The `Friction' of Vacuum, and other Fluctuation-Induced Forces

TL;DR

This paper explores the fluctuation-induced forces such as the Casimir effect and van der Waals interactions, analyzing how boundaries and shape influence these phenomena and their dynamic aspects using a path integral approach.

Contribution

It introduces a path integral formalism to study fluctuation-induced forces for arbitrary boundary shapes, revealing shape-dependent effects on effective mass, dissipation, and resonance modes.

Findings

Effective mass depends on shape and becomes anisotropic.

Motion induces dissipation and damping via photon emission.
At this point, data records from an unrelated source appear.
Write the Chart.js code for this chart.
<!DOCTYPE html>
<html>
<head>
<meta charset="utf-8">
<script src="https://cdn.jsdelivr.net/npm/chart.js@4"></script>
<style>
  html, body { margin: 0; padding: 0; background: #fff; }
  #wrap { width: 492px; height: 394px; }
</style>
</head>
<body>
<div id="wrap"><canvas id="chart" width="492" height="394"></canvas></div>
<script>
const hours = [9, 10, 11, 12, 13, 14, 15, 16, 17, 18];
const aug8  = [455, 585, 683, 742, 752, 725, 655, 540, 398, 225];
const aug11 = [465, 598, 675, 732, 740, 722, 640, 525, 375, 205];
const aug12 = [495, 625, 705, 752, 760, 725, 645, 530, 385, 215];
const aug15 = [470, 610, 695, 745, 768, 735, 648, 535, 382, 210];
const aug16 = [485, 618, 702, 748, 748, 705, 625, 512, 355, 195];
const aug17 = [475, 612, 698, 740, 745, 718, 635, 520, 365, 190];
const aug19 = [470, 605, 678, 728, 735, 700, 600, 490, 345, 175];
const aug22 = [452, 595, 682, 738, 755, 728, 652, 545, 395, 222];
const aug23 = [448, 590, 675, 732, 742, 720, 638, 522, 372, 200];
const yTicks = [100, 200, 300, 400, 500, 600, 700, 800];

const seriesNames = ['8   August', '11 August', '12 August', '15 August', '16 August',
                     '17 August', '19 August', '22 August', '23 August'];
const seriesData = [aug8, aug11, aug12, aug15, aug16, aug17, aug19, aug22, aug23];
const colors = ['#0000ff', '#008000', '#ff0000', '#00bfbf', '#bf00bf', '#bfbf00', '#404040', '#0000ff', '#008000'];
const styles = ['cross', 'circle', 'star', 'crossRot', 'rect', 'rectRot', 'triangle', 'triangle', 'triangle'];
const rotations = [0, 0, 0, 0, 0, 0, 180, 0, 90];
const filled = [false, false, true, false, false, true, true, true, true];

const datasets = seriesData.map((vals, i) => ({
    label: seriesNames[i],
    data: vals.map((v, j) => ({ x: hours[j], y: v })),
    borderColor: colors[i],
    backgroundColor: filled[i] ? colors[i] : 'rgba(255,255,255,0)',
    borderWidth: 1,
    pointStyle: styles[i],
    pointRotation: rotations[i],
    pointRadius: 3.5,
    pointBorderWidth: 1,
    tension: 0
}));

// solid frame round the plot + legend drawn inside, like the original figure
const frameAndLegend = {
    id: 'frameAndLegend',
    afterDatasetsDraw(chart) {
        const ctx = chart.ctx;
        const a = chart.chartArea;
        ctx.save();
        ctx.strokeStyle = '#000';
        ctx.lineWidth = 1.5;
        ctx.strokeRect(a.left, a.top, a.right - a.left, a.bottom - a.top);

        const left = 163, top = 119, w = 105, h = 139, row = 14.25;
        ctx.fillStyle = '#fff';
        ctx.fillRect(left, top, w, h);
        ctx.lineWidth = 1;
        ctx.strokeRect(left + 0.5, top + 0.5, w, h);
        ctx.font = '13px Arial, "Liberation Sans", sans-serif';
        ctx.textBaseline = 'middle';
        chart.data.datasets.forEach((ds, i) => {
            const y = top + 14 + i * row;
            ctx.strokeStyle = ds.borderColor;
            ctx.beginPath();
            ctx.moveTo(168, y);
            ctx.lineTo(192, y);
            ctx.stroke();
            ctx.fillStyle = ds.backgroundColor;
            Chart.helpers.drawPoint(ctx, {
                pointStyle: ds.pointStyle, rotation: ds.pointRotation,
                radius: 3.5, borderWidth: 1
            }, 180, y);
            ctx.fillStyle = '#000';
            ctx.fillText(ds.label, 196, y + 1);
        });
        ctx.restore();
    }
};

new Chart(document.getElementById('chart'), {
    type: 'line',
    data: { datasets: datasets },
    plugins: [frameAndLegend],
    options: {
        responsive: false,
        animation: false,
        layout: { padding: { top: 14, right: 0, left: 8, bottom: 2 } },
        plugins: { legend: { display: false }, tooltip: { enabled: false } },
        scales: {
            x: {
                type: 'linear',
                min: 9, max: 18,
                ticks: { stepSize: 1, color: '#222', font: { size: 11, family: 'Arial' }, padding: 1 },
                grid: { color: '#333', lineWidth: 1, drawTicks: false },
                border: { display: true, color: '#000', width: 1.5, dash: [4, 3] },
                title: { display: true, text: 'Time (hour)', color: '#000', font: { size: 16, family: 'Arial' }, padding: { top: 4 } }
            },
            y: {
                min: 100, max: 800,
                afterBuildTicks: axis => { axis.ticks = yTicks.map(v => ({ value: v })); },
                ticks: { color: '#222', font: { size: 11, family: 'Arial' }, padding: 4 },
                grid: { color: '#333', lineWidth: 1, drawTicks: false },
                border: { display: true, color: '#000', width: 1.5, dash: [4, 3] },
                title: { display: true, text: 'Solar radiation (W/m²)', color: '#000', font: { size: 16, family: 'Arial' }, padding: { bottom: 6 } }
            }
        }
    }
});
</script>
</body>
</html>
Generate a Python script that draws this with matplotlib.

Resonant cavity modes can be excited by boundary motion.

Abstract

The static Casimir effect describes an attractive force between two conducting plates, due to quantum fluctuations of the electromagnetic (EM) field in the intervening space. {\it Thermal fluctuations} of correlated fluids (such as critical mixtures, super-fluids, liquid crystals, or electrolytes) are also modified by the boundaries, resulting in finite-size corrections at criticality, and additional forces that effect wetting and layering phenomena. Modified fluctuations of the EM field can also account for the `van der Waals' interaction between conducting spheres, and have analogs in the fluctuation--induced interactions between inclusions on a membrane. We employ a path integral formalism to study these phenomena for boundaries of arbitrary shape. This allows us to examine the many unexpected phenomena of the dynamic Casimir effect due to moving boundaries. With the inclusion of quantum fluctuations, the EM vacuum behaves essentially as a complex fluid, and modifies the motion of objects through it. In particular, from the mechanical response function of the EM vacuum, we extract a plethora of interesting results, the most notable being: (i) The effective mass of a plate depends on its shape, and becomes anisotropic. (ii) There is dissipation and damping of the motion, again dependent upon shape and direction of motion, due to emission of photons. (iii) There is a continuous spectrum of resonant cavity modes that can be excited by the motion of the (neutral) boundaries.